Mahkemece, bozma ilamına uyularak yapılan yargılamaya iddia, savunma, bilirkişi raporuna, toplanan deliller ve dosya kapsamına göre; 28.06.2000 tarihi itibari ile mevduat hesabında 75.014,18 DEM’in yer aldığı, takip tarihi itibari ile hesabın 105.803,67 DEM’e ulaştığı, davacının 1/2 paylı müşterek hesap sahibi olduğu, davacı tarafından ancak bilirkişi raporunda tespit edilen 52.901,83 DEM’in davalı Bankadan talep edilebileceği, davalı banka tarafından icra takibine yatırılan 28.798,96 DEM’in mahsup edildiğinde, davacının 24.102,87 DEM alacağının olduğu gerekçesiyle davanın kısmen kabulüyle; 24.102,87 DEM karşılığı olan 12.323,79 EURO’nun dava tarihinden itibaren 3095 sayılı Yasa’nın 4 a maddesi gereğince; devlet bankalarının EURO bazında 1yıl vadeli hesaba uyguladıkları mevduat faizi ile birlikte davalıdan alınarak davacıya verilmesine, fazlaya ilişkin istemin reddine karar verilmiştir.

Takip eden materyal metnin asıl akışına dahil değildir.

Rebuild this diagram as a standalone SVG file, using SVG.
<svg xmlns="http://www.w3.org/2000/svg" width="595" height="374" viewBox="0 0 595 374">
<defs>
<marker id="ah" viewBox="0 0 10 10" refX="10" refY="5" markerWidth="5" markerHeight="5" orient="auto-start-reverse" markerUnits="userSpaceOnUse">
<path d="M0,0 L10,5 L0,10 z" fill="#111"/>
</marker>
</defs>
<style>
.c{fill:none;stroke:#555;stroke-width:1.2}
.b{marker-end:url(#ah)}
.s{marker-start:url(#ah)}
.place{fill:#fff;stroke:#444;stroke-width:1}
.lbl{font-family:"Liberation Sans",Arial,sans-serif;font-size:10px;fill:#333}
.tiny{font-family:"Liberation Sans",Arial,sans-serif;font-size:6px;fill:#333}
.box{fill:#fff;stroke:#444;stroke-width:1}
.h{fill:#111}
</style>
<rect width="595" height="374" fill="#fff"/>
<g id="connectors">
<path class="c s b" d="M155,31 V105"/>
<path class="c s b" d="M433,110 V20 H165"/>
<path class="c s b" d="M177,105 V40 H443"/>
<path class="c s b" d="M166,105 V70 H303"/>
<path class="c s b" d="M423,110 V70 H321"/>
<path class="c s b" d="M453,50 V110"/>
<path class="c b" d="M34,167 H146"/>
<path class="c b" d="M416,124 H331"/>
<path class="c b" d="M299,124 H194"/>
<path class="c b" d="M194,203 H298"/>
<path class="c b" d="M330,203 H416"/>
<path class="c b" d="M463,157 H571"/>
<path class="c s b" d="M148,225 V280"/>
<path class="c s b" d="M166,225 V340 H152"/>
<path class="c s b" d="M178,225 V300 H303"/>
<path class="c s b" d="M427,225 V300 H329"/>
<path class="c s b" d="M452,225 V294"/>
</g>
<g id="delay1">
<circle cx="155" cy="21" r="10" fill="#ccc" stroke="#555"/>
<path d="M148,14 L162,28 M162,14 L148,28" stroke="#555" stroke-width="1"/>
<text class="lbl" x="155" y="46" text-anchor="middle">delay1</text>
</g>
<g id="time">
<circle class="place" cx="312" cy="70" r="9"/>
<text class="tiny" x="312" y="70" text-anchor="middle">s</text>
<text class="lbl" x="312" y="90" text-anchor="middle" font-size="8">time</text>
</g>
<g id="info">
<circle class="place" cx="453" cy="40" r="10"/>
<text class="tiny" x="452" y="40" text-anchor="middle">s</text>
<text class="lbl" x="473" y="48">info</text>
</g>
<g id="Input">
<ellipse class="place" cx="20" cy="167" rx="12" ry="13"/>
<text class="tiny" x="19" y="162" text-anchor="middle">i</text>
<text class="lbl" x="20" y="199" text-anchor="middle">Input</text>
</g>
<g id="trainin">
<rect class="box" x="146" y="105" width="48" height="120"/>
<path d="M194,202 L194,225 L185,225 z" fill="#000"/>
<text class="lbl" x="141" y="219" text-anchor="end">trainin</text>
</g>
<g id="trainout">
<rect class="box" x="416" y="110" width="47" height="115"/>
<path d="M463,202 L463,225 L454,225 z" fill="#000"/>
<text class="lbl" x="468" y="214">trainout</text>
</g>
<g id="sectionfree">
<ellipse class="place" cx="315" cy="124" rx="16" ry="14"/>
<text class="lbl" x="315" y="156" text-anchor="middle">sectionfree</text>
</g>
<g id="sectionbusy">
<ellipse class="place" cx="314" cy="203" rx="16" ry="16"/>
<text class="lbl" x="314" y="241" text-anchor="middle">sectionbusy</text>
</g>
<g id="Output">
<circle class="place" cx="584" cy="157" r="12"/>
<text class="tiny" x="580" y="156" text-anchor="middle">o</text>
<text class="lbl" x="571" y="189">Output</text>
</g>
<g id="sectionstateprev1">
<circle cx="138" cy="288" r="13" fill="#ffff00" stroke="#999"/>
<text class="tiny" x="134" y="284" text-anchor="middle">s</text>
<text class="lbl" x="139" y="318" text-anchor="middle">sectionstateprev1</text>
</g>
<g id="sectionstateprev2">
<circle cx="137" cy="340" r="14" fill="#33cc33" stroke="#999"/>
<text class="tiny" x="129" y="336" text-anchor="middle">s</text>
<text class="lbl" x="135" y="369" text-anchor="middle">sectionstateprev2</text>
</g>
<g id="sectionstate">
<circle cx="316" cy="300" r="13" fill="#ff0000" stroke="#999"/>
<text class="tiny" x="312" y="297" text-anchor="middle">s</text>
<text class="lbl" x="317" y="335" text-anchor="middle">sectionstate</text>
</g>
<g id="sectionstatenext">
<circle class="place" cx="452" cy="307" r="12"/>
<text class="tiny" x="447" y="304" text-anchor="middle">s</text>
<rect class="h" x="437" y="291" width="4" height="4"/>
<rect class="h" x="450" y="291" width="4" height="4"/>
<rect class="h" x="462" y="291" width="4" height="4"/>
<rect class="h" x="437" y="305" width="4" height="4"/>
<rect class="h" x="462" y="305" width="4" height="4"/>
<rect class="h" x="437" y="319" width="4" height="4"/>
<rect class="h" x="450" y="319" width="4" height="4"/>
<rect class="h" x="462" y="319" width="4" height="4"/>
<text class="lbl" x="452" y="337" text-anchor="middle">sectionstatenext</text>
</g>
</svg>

Kararı, davalı vekili temyiz etmiştir. 
Dosyadaki yazılara, mahkemece uyulan bozma kararı gereğince hüküm verilmiş olmasına göre, davalı vekilinin bütün temyiz itirazları yerinde değildir.
SONUÇ: Yukarıda açıklanan nedenlerden dolayı, davalı vekilinin bütün temyiz itirazlarının reddiyle usul ve kanuna uygun bulunan hükmün ONANMASINA, aşağıda yazılı bakiye 1.107,58 TL temyiz ilam harcının temyiz eden davalıdan alınmasına, 01.12.2020 tarihinde oybirliğiyle karar verildi.